I did date someone of that exact difference. I thought we really connected and I thought we had an understanding.
We had things in common but a lot out of common.
At that time it didn't seem to matter.
As our ability to work as a couple seemed to over power the mishaps...
But then I got taste of his other side.
I would say this, in intimate relationships there is always a moment when one or sometimes even both have a moment where they're falling or feel like they're falling in love and they're hit with a sudden rush of vulnerability/insecurity.
Anyways in this particular moment is when you see some of the worst or the best traits a person has.
In my case this guy started insulting me and tearing down my character.
I went out for a meal for my friend's birthday, I thought I was just going to be among friends some new some old, but it seemed to be double dates, my friend never expressed it but clearly didn't like my choice in partner so invited her boyfriends, single friend.
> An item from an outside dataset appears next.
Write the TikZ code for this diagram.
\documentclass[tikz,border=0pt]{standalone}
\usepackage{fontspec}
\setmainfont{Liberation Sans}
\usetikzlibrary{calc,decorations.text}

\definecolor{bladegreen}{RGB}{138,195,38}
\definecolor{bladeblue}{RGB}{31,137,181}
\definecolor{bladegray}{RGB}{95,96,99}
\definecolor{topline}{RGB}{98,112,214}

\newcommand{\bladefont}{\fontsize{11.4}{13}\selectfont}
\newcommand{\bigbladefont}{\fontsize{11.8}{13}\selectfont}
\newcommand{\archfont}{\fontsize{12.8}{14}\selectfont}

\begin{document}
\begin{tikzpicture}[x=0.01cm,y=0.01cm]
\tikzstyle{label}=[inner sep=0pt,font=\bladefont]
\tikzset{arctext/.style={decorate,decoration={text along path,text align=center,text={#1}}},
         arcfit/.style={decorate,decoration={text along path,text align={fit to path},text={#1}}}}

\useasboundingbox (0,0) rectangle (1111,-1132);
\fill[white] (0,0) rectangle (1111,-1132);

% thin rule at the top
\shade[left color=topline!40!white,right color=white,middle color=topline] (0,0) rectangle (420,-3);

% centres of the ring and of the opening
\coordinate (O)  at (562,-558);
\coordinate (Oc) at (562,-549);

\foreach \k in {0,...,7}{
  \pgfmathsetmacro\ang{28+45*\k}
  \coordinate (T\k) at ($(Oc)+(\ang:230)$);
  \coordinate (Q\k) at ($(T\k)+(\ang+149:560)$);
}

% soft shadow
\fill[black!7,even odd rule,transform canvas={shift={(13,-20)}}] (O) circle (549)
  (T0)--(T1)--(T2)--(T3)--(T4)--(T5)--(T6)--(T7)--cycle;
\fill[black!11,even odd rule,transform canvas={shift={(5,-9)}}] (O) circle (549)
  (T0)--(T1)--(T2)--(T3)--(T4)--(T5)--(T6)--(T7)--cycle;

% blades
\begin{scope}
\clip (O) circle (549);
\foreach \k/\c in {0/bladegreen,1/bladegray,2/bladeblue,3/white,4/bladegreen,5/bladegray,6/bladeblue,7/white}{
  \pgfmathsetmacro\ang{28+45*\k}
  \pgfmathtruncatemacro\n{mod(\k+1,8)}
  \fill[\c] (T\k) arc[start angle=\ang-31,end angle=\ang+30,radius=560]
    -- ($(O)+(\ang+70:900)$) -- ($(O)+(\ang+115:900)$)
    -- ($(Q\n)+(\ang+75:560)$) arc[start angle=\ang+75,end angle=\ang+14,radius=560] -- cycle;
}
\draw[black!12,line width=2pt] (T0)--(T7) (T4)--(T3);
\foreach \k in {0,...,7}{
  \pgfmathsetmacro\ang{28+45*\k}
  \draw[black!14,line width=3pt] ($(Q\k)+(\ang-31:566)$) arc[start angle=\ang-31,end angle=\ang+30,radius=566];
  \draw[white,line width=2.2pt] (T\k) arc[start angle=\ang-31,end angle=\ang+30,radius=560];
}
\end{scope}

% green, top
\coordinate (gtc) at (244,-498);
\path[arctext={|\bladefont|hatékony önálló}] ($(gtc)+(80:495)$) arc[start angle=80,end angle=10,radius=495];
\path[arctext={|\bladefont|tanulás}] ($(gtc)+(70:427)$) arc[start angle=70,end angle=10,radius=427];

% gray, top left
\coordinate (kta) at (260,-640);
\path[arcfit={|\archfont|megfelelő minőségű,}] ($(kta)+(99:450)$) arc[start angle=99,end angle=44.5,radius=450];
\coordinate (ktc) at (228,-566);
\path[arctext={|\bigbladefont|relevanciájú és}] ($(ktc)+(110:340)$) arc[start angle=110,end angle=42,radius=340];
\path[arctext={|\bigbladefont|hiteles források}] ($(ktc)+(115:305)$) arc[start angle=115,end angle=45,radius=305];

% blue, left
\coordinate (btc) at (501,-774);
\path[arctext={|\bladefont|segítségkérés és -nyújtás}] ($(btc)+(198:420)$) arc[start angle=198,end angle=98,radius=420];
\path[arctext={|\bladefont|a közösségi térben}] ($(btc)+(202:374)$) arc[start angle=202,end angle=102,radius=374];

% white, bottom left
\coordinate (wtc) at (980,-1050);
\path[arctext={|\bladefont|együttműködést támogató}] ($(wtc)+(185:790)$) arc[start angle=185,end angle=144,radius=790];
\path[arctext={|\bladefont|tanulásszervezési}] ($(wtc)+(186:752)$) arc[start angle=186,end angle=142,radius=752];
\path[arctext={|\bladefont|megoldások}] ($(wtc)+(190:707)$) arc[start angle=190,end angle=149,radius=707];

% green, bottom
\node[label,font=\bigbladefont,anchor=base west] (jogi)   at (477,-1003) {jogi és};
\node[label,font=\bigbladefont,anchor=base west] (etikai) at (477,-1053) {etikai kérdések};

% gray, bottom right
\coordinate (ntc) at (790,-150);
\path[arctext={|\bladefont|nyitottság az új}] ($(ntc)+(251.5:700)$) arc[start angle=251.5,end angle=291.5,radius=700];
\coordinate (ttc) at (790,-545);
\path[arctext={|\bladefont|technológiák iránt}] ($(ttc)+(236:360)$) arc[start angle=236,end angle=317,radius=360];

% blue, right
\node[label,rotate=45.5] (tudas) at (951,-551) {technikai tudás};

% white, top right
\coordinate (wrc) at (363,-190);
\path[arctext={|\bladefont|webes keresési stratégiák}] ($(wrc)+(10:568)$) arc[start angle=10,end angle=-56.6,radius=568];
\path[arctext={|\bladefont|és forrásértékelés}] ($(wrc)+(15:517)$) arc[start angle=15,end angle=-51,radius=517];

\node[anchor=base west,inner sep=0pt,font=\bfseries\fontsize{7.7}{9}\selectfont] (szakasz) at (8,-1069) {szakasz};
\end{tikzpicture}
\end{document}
Upon realising what was going on he after we were conveniently left together.
We chatted and it was clear neither of us were attracted to each other, nothing happened.
Anyways when I came home I told my partner what had happened and he blew his lid. Instead of hearing the innocence, he started to insult me and call me a wh*re.
I could have left when my friend and the others ditched us under the guise of them arguing. My problem is they played on us being nice people, we were both uncomfortable in that casino and looked for a spot to wait for them to 'resolve' things.
I put my partner in his place and he apologised from then on he was under my watchful eye...
Long story short he was protecting his interest whilst he hadn't handled his business.
He was attached to someone else, although they weren't fully a couple (which she confirmed when we spoke) he didn't take the step to end it once and for all.
That's an extreme situation but what I'm saying is sometimes it's not actually about the age its actually about the person and they will always reveal who they are.
The issue with older men is they come with baggage and they are better at tailoring themselves to situations.
I would always say find someone your own age firsts are more exciting and an amazing way of sharing and bonding with your partner.
I'm not saying you can't have that with someone older, you just have to know what works for you, there are genuine and snakes in every gender and age group.